>> Begin

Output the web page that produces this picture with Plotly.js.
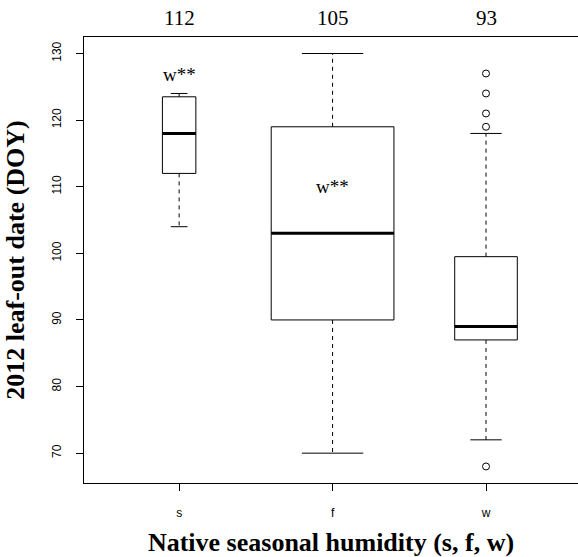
<!DOCTYPE html>
<html>
<head>
<meta charset="utf-8">
<script src="https://cdn.plot.ly/plotly-3.0.1.min.js"></script>
<style>
  html, body { margin: 0; padding: 0; background: #fff; overflow: hidden; }
  #chart { width: 578px; height: 557px; }
</style>
</head>
<body>
<div id="chart"></div>
<script>
// ---- data ----
const groups = ['s', 'f', 'w'];
const positions = [1, 2, 3];
const lowerWhisker = [104, 70, 72];
const q1 = [112, 90, 87];
const median = [118, 103, 89];
const q3 = [123.5, 119, 99.5];
const upperWhisker = [124, 130, 118];
const outlierGroup = ['w', 'w', 'w', 'w', 'w'];
const outlierValue = [127, 124, 121, 119, 68];
const topLabels = ['112', '105', '93'];
const sigLabels = ['w**', 'w**'];
const sigGroup = ['s', 'f'];
const sigY = [126.8, 110];
const yTicks = [70, 80, 90, 100, 110, 120, 130];

// ---- style ----
const boxWidth = [0.218, 0.8, 0.408];   // varwidth-like relative widths (x units)
const capFrac = 0.5;
const serif = 'Liberation Serif, Times New Roman, serif';
const sans = 'Liberation Sans, Arial, sans-serif';

const traces = [];
groups.forEach((g, i) => {
  const p = positions[i];
  const hw = boxWidth[i] / 2;
  const cw = boxWidth[i] * capFrac / 2;
  // whiskers (dashed)
  traces.push({
    type: 'scatter', mode: 'lines', hoverinfo: 'skip', showlegend: false,
    x: [p, p, null, p, p],
    y: [q3[i], upperWhisker[i], null, q1[i], lowerWhisker[i]],
    line: { color: '#000', width: 1, dash: '4px,4px' }
  });
  // staples
  traces.push({
    type: 'scatter', mode: 'lines', hoverinfo: 'skip', showlegend: false,
    x: [p - cw, p + cw, null, p - cw, p + cw],
    y: [upperWhisker[i], upperWhisker[i], null, lowerWhisker[i], lowerWhisker[i]],
    line: { color: '#000', width: 1 }
  });
  // box
  traces.push({
    type: 'scatter', mode: 'lines', hoverinfo: 'skip', showlegend: false,
    x: [p - hw, p + hw, p + hw, p - hw, p - hw],
    y: [q1[i], q1[i], q3[i], q3[i], q1[i]],
    line: { color: '#000', width: 1 }
  });
  // median
  traces.push({
    type: 'scatter', mode: 'lines', hoverinfo: 'skip', showlegend: false,
    x: [p - hw, p + hw],
    y: [median[i], median[i]],
    line: { color: '#000', width: 3 }
  });
});
// outliers
traces.push({
  type: 'scatter', mode: 'markers', hoverinfo: 'skip', showlegend: false,
  x: outlierGroup.map(g => positions[groups.indexOf(g)]),
  y: outlierValue,
  marker: { symbol: 'circle-open', size: 7, color: '#000', line: { width: 1, color: '#000' } }
});

const annotations = [];
topLabels.forEach((t, i) => {
  annotations.push({
    x: positions[i], xref: 'x', y: 1.0426, yref: 'paper',
    text: t, showarrow: false, xanchor: 'center', yanchor: 'middle',
    font: { family: serif, size: 21, color: '#000' }
  });
});
sigLabels.forEach((t, i) => {
  annotations.push({
    x: positions[groups.indexOf(sigGroup[i])], xref: 'x', y: sigY[i], yref: 'y',
    text: t, showarrow: false, xanchor: 'center', yanchor: 'middle',
    font: { family: serif, size: 19, color: '#000' }
  });
});

const layout = {
  width: 578, height: 557,
  margin: { l: 84, r: 0, t: 37, b: 74 },
  paper_bgcolor: '#fff', plot_bgcolor: '#fff',
  showlegend: false,
  xaxis: {
    range: [0.38, 3.5995],
    tickvals: positions, ticktext: groups,
    ticks: 'outside', ticklen: 7, tickwidth: 1, tickcolor: '#000',
    ticklabelstandoff: 12,
    tickfont: { family: sans, size: 12, color: '#000' },
    showgrid: false, zeroline: false,
    showline: true, mirror: true, linecolor: '#000', linewidth: 1,
    title: { text: '<b>Native seasonal humidity (s, f, w)</b>', standoff: 15,
             font: { family: serif, size: 26, color: '#000' } }
  },
  yaxis: {
    range: [65.52, 132.48],
    tickvals: yTicks,
    ticks: 'outside', ticklen: 7, tickwidth: 1, tickcolor: '#000',
    tickangle: -90,
    ticklabelstandoff: 10,
    tickfont: { family: sans, size: 12, color: '#000' },
    showgrid: false, zeroline: false,
    showline: true, mirror: false, linecolor: '#000', linewidth: 1,
    title: { text: '<b>2012 leaf-out date (DOY)</b>', standoff: 18,
             font: { family: serif, size: 26, color: '#000' } }
  },
  annotations: annotations
};

Plotly.newPlot('chart', traces, layout, { displayModeBar: false, staticPlot: true });
</script>
</body>
</html>
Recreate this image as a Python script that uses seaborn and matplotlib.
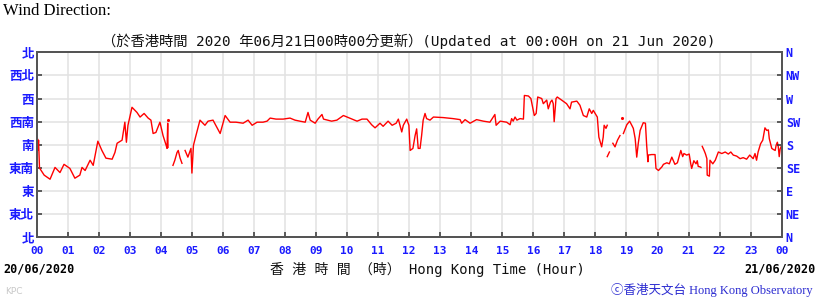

>> End

# The request
Repeat the entries exactly. Pictures are excluded from the copy.

# Solved problem
Output the web page that produces this picture with Plotly.js.
<!DOCTYPE html>
<html>
<head>
<meta charset="utf-8">
<script src="https://cdn.plot.ly/plotly-3.0.1.min.js"></script>
<style>
  html, body { margin: 0; padding: 0; background: #fff; overflow: hidden; }
  #chart { width: 578px; height: 557px; }
</style>
</head>
<body>
<div id="chart"></div>
<script>
// ---- data ----
const groups = ['s', 'f', 'w'];
const positions = [1, 2, 3];
const lowerWhisker = [104, 70, 72];
const q1 = [112, 90, 87];
const median = [118, 103, 89];
const q3 = [123.5, 119, 99.5];
const upperWhisker = [124, 130, 118];
const outlierGroup = ['w', 'w', 'w', 'w', 'w'];
const outlierValue = [127, 124, 121, 119, 68];
const topLabels = ['112', '105', '93'];
const sigLabels = ['w**', 'w**'];
const sigGroup = ['s', 'f'];
const sigY = [126.8, 110];
const yTicks = [70, 80, 90, 100, 110, 120, 130];

// ---- style ----
const boxWidth = [0.218, 0.8, 0.408];   // varwidth-like relative widths (x units)
const capFrac = 0.5;
const serif = 'Liberation Serif, Times New Roman, serif';
const sans = 'Liberation Sans, Arial, sans-serif';

const traces = [];
groups.forEach((g, i) => {
  const p = positions[i];
  const hw = boxWidth[i] / 2;
  const cw = boxWidth[i] * capFrac / 2;
  // whiskers (dashed)
  traces.push({
    type: 'scatter', mode: 'lines', hoverinfo: 'skip', showlegend: false,
    x: [p, p, null, p, p],
    y: [q3[i], upperWhisker[i], null, q1[i], lowerWhisker[i]],
    line: { color: '#000', width: 1, dash: '4px,4px' }
  });
  // staples
  traces.push({
    type: 'scatter', mode: 'lines', hoverinfo: 'skip', showlegend: false,
    x: [p - cw, p + cw, null, p - cw, p + cw],
    y: [upperWhisker[i], upperWhisker[i], null, lowerWhisker[i], lowerWhisker[i]],
    line: { color: '#000', width: 1 }
  });
  // box
  traces.push({
    type: 'scatter', mode: 'lines', hoverinfo: 'skip', showlegend: false,
    x: [p - hw, p + hw, p + hw, p - hw, p - hw],
    y: [q1[i], q1[i], q3[i], q3[i], q1[i]],
    line: { color: '#000', width: 1 }
  });
  // median
  traces.push({
    type: 'scatter', mode: 'lines', hoverinfo: 'skip', showlegend: false,
    x: [p - hw, p + hw],
    y: [median[i], median[i]],
    line: { color: '#000', width: 3 }
  });
});
// outliers
traces.push({
  type: 'scatter', mode: 'markers', hoverinfo: 'skip', showlegend: false,
  x: outlierGroup.map(g => positions[groups.indexOf(g)]),
  y: outlierValue,
  marker: { symbol: 'circle-open', size: 7, color: '#000', line: { width: 1, color: '#000' } }
});

const annotations = [];
topLabels.forEach((t, i) => {
  annotations.push({
    x: positions[i], xref: 'x', y: 1.0426, yref: 'paper',
    text: t, showarrow: false, xanchor: 'center', yanchor: 'middle',
    font: { family: serif, size: 21, color: '#000' }
  });
});
sigLabels.forEach((t, i) => {
  annotations.push({
    x: positions[groups.indexOf(sigGroup[i])], xref: 'x', y: sigY[i], yref: 'y',
    text: t, showarrow: false, xanchor: 'center', yanchor: 'middle',
    font: { family: serif, size: 19, color: '#000' }
  });
});

const layout = {
  width: 578, height: 557,
  margin: { l: 84, r: 0, t: 37, b: 74 },
  paper_bgcolor: '#fff', plot_bgcolor: '#fff',
  showlegend: false,
  xaxis: {
    range: [0.38, 3.5995],
    tickvals: positions, ticktext: groups,
    ticks: 'outside', ticklen: 7, tickwidth: 1, tickcolor: '#000',
    ticklabelstandoff: 12,
    tickfont: { family: sans, size: 12, color: '#000' },
    showgrid: false, zeroline: false,
    showline: true, mirror: true, linecolor: '#000', linewidth: 1,
    title: { text: '<b>Native seasonal humidity (s, f, w)</b>', standoff: 15,
             font: { family: serif, size: 26, color: '#000' } }
  },
  yaxis: {
    range: [65.52, 132.48],
    tickvals: yTicks,
    ticks: 'outside', ticklen: 7, tickwidth: 1, tickcolor: '#000',
    tickangle: -90,
    ticklabelstandoff: 10,
    tickfont: { family: sans, size: 12, color: '#000' },
    showgrid: false, zeroline: false,
    showline: true, mirror: false, linecolor: '#000', linewidth: 1,
    title: { text: '<b>2012 leaf-out date (DOY)</b>', standoff: 18,
             font: { family: serif, size: 26, color: '#000' } }
  },
  annotations: annotations
};

Plotly.newPlot('chart', traces, layout, { displayModeBar: false, staticPlot: true });
</script>
</body>
</html>
Recreate this image as a Python script that uses seaborn and matplotlib.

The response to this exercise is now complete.